The Baltimore-based education company's net income for the three months that ended Dec. 31 was $19.6 million, or 37 cents per diluted share, compared with $10.9 million, or 22 cents a share, in the fourth quarter of 1997.
Earnings for the quarter beat the consensus of seven analysts surveyed by Zacks Investment Research by a penny.
Revenue for the quarter was $145 million, an increase of 49 percent, compared with revenue of $97.5 million in the corresponding quarter a year earlier. The revenue increase is 38 percent excluding revenue from businesses acquired in 1998 and not included in 1997 results.
Sylvan shares closed yesterday at $34, down 25 cents.
B. Lee McGee, Sylvan's executive vice president and chief financial officer, attributed the record quarter to "strong management within each division."

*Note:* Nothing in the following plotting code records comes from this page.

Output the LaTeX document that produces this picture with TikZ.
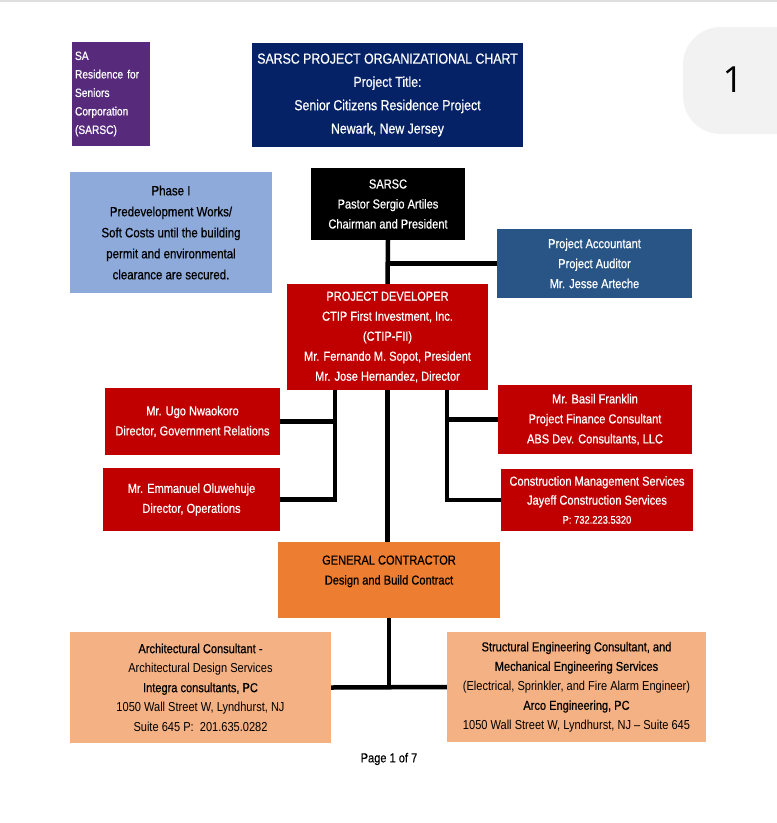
\documentclass[tikz,border=0pt]{standalone}
\usepackage{fontspec}
\setmainfont{Liberation Sans}[FakeStretch=0.85,FakeBold=0.6]
\newfontfamily\lightfont{Liberation Sans}[FakeStretch=0.85,Ligatures=TeX]
\newfontfamily\tabfont{Open Sans}

\definecolor{sapurple}{RGB}{88,42,124}
\definecolor{titlenavy}{RGB}{6,34,102}
\definecolor{phaseblue}{RGB}{142,170,219}
\definecolor{acctblue}{RGB}{40,84,134}
\definecolor{devred}{RGB}{192,0,0}
\definecolor{gcorange}{RGB}{237,125,49}
\definecolor{peach}{RGB}{244,177,131}
\definecolor{tabgray}{RGB}{242,242,242}

\tikzset{
  orgbox/.style={inner sep=0pt,align=center,text=white,
    font=\fontsize{13}{20}\selectfont},
  redbox/.style={orgbox,fill=devred},
  peachbox/.style={orgbox,fill=peach,text=black,font=\fontsize{13}{19.5}\selectfont},
  conn/.style={line width=4.5pt}
}

\begin{document}
\begin{tikzpicture}[x=1pt,y=-1pt]
  \useasboundingbox[fill=white] (0,0) rectangle (777,823);
  \draw[gray!25,line width=1.5pt] (0,1) -- (777,1);
  \begin{scope}
    \clip (0,0) rectangle (777,823);
    \fill[tabgray,rounded corners=38pt] (683,27) rectangle (830,134);
  \end{scope}
  \node[font=\tabfont\fontsize{36}{36}\selectfont] (pagenum) at (733,80) {1};

  % header
  \node[orgbox,fill=sapurple,minimum width=78,minimum height=104,
    align=left,text width=72,font=\fontsize{12}{18.5}\selectfont]
    (sa) at (111,94) {SA\\Residence for\\Seniors\\Corporation\\(SARSC)};
  \node[orgbox,fill=titlenavy,minimum width=271,minimum height=104,
    font=\fontsize{14.5}{23.3}\selectfont] (title) at (387.5,95)
    {SARSC PROJECT ORGANIZATIONAL CHART\\Project Title:\\Senior Citizens Residence Project\\Newark, New Jersey};

  % top level
  \node[orgbox,fill=phaseblue,text=black,minimum width=202,minimum height=121,
    font=\fontsize{13.5}{21}\selectfont] (phase) at (171,232.5)
    {Phase I\\Predevelopment Works/\\Soft Costs until the building\\permit and environmental\\clearance are secured.};
  \node[orgbox,fill=black,minimum width=154,minimum height=72] (sarsc) at (388,204)
    {SARSC\\Pastor Sergio Artiles\\Chairman and President};
  \node[orgbox,fill=acctblue,minimum width=195,minimum height=69] (acct) at (594.5,263.5)
    {Project Accountant\\Project Auditor\\Mr. Jesse Arteche};

  % developer and staff
  \node[redbox,minimum width=201,minimum height=106] (dev) at (387.5,337)
    {PROJECT DEVELOPER\\CTIP First Investment, Inc.\\(CTIP-FII)\\Mr. Fernando M. Sopot, President\\Mr. Jose Hernandez, Director};
  \node[redbox,minimum width=175,minimum height=67] (ugo) at (192.5,421.5)
    {Mr. Ugo Nwaokoro\\Director, Government Relations};
  \node[redbox,minimum width=177,minimum height=63] (emm) at (191.5,499.5)
    {Mr. Emmanuel Oluwehuje\\Director, Operations};
  \node[redbox,minimum width=194,minimum height=69] (basil) at (595,419.5)
    {Mr. Basil Franklin\\Project Finance Consultant\\ABS Dev. Consultants, LLC};
  \node[redbox,minimum width=192,minimum height=62,
    font=\fontsize{13}{19}\selectfont] (cms) at (597,500)
    {Construction Management Services\\Jayeff Construction Services\\{\fontsize{11}{19}\selectfont P: 732.223.5320}};

  % contractor level
  \node[orgbox,fill=gcorange,text=black,minimum width=222,minimum height=76] (gc) at (389,580)
    {GENERAL CONTRACTOR\\Design and Build Contract\\~};
  \node[peachbox,minimum width=261,minimum height=111] (arch) at (200.5,687.5)
    {Architectural Consultant -\\{\lightfont Architectural Design Services}\\Integra consultants, PC\\{\lightfont 1050 Wall Street W, Lyndhurst, NJ}\\{\lightfont Suite 645 P:\ \ 201.635.0282}};
  \node[peachbox,minimum width=259,minimum height=110] (struct) at (576.5,687)
    {Structural Engineering Consultant, and\\Mechanical Engineering Services\\{\lightfont (Electrical, Sprinkler, and Fire Alarm Engineer)}\\Arco Engineering, PC\\{\lightfont 1050 Wall Street W, Lyndhurst, NJ – Suite 645}};

  \node[font=\fontsize{13}{14}\selectfont] (footer) at (389,759) {Page 1 of 7};

  % connectors
  \coordinate (ldrop) at (335,390);
  \coordinate (rdrop) at (447,390);
  \draw[conn] (sarsc.south) -- (dev.north);
  \draw[conn] (acct.west) -- (acct.west -| sarsc.south);
  \draw[conn] (dev.south) -- (dev.south |- gc.north);
  \draw[conn] (ugo.east) -- (ugo.east -| ldrop);
  \draw[conn] (emm.east) -| (ldrop);
  \draw[conn] (basil.west) -- (basil.west -| rdrop);
  \draw[conn] (cms.west) -| (rdrop);
  \draw[conn] (gc.south) -- (gc.south |- arch.east);
  \draw[conn] (arch.east) -- (struct.west);
\end{tikzpicture}
\end{document}
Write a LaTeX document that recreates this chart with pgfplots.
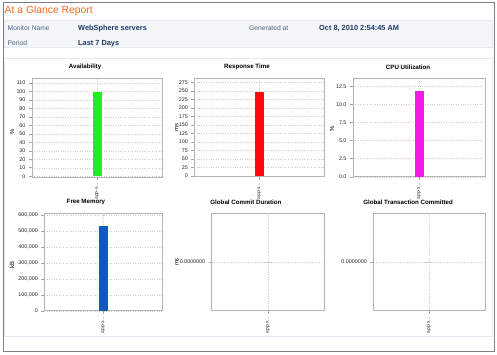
\documentclass[border=0pt]{standalone}
\usepackage{pgfplots}
\pgfplotsset{compat=1.18}
\usepackage{fontspec}
\setmainfont{Liberation Sans}
\definecolor{frameg}{HTML}{B4B4B4}
\definecolor{outerg}{HTML}{808080}
\definecolor{hdrfill}{HTML}{F4F6F8}
\definecolor{hdrline}{HTML}{E3EAF1}
\definecolor{orangeT}{HTML}{F5661E}
\definecolor{lblcol}{HTML}{4A6286}
\definecolor{valcol}{HTML}{1C3A6B}
\definecolor{barG}{HTML}{1EF01E}
\definecolor{barR}{HTML}{FF0A0A}
\definecolor{barM}{HTML}{F21AE6}
\definecolor{barB}{HTML}{1157C6}
\pgfplotsset{
  glance/.style={
    scale only axis, anchor=south west,
    xmin=-1, xmax=1, xtick={0}, xticklabels={app-x{.}{.}{.}},
    ymajorgrids, xmajorgrids,
    grid style={gray!40, dotted, line width=0.35pt},
    axis line style={draw=frameg, line width=0.7pt},
    tick pos=left, tick align=outside,
    major tick length=3bp,
    tick style={gray!70, line width=0.4pt},
    tick label style={font=\fontsize{5.4}{6}\selectfont, text=black!85},
    xticklabel style={rotate=90, anchor=east, font=\fontsize{4.8}{5}\selectfont},
    ylabel style={font=\fontsize{6}{7}\selectfont, anchor=center},
    title style={font=\bfseries\fontsize{6.2}{7}\selectfont, anchor=center},
    /pgf/number format/assume math mode=true,
    /pgf/number format/1000 sep={,},
    scaled y ticks=false,
    ybar, bar width=9bp,
  }
}
\begin{document}
\begin{tikzpicture}[x=1bp,y=1bp]
\path[use as bounding box] (0,0) rectangle (497,354);
% frames
\draw[outerg, line width=0.9pt] (3,351.5) rectangle (494,3);
\draw[hdrline, fill=hdrfill, line width=0.6pt] (4.5,334) rectangle (492,306.5);
\draw[hdrline, line width=0.6pt] (4.5,296) rectangle (492,18);
% header text
\node[anchor=base west, inner sep=0, text=orangeT, font=\fontsize{10.4}{12}\selectfont] at (4.5,340.5) {At a Glance Report};
\node[anchor=base west, inner sep=0, text=lblcol, font=\fontsize{6.7}{8}\selectfont] at (7.5,324) {Monitor Name};
\node[anchor=base west, inner sep=0, text=valcol, font=\bfseries\fontsize{7.4}{8}\selectfont] at (78,324) {WebSphere servers};
\node[anchor=base west, inner sep=0, text=lblcol, font=\fontsize{6.7}{8}\selectfont] at (249,324) {Generated at};
\node[anchor=base west, inner sep=0, text=valcol, font=\bfseries\fontsize{7.4}{8}\selectfont] at (319,324) {Oct 8, 2010 2:54:45 AM};
\node[anchor=base west, inner sep=0, text=lblcol, font=\fontsize{6.7}{8}\selectfont] at (7.5,309) {Period};
\node[anchor=base west, inner sep=0, text=valcol, font=\bfseries\fontsize{7.4}{8}\selectfont] at (78,309) {Last 7 Days};

% Availability
\begin{axis}[glance, at={(32bp,177bp)}, width=130bp, height=99bp,
  ymin=-1, ymax=116, ytick={0,10,20,30,40,50,60,70,80,90,100,110},
  title={Availability}, title style={at={(axis description cs:0.408,1.051)}},
  ylabel={\%}, ylabel style={at={(axis description cs:-0.154,0.46)}}]
\addplot[fill=barG, draw=none] coordinates {(0,100)};
\end{axis}
% Response Time
\begin{axis}[glance, at={(194.3bp,177.3bp)}, width=130bp, height=98.4bp,
  ymin=-2, ymax=287, ytick={0,25,50,75,100,125,150,175,200,225,250,275},
  title={Response Time}, title style={at={(axis description cs:0.405,1.054)}},
  ylabel={ms}, ylabel style={at={(axis description cs:-0.135,0.495)}}]
\addplot[fill=barR, draw=none] coordinates {(0,247)};
\end{axis}
% CPU Utilization
\begin{axis}[glance, at={(353bp,177.3bp)}, width=132bp, height=98.4bp,
  ymin=0, ymax=13.6, ytick={0,2.5,5,7.5,10,12.5},
  yticklabel style={/pgf/number format/.cd, fixed, fixed zerofill, precision=1},
  title={CPU Utilization}, title style={at={(axis description cs:0.417,1.054)}},
  ylabel={\%}, ylabel style={at={(axis description cs:-0.159,0.49)}}]
\addplot[fill=barM, draw=none] coordinates {(0,11.8)};
\end{axis}
% Free Memory
\begin{axis}[glance, at={(44.3bp,43.3bp)}, width=118bp, height=97.4bp,
  ymin=0, ymax=610000, ytick={0,100000,200000,300000,400000,500000,600000},
  yticklabel style={/pgf/number format/.cd, fixed, precision=0, 1000 sep={,}},
  title={Free Memory}, title style={at={(axis description cs:0.353,1.054)}},
  ylabel={kB}, ylabel style={at={(axis description cs:-0.274,0.47)}}]
\addplot[fill=barB, draw=none] coordinates {(0,531000)};
\end{axis}
% Global Commit Duration
\begin{axis}[glance, at={(211.7bp,43.3bp)}, width=112.3bp, height=97.4bp,
  ymin=-1, ymax=1, ytick={0}, yticklabels={0.0000000},
  title={Global Commit Duration}, title style={at={(axis description cs:0.305,1.054)}},
  ylabel={ms}, ylabel style={at={(axis description cs:-0.309,0.5)}}]
\addplot[fill=barB, draw=none] coordinates {(0,0)};
\end{axis}
% Global Transaction Committed
\begin{axis}[glance, at={(373.3bp,43.3bp)}, width=111.7bp, height=97.4bp,
  ymin=-1, ymax=1, ytick={0}, yticklabels={0.0000000},
  title={Global Transaction Committed}, title style={at={(axis description cs:0.311,1.054)}}]
\addplot[fill=barB, draw=none] coordinates {(0,0)};
\end{axis}
\end{tikzpicture}
\end{document}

"We are very diversified," he said. "We're in an industry that has the highest potential revenue and the largest market opportunities, and we pick and choose the right parts to be in."
The company has three divisions -- computer-based testing, learning centers, and contract educational services.
"Sylvan is running on all four cylinders," said Scott L. Soffen, an analyst at Legg Mason Inc. in Baltimore, who agrees with McGee that Sylvan has benefited from its diversification.
"The company is a conglomerate of education-related businesses, so there's no one thing that drives the company," Soffen said. "Fundamentally, education is becoming increasingly important in America, and Sylvan's services are becoming increasingly valued."
Each of Sylvan's business divisions contributed to the revenue growth for the fourth quarter, with the company's learning-center division leading the pack. Its revenue increased 58 percent to $20.7 million, from $13.1 million in the fourth quarter of 1997.
For the year, Sylvan's revenue increased 47 percent to $440.3 million. The increase is 32 percent excluding revenue from businesses acquired during 1998.
Net income for the year was $35.7 million, or 70 cents a diluted share, compared with $27.6 million, or 62 cents a diluted share, for 1997. If one-time costs and income were excluded from net income in 1997 and 1998, growth would have been 45 percent vs. the current 29 percent.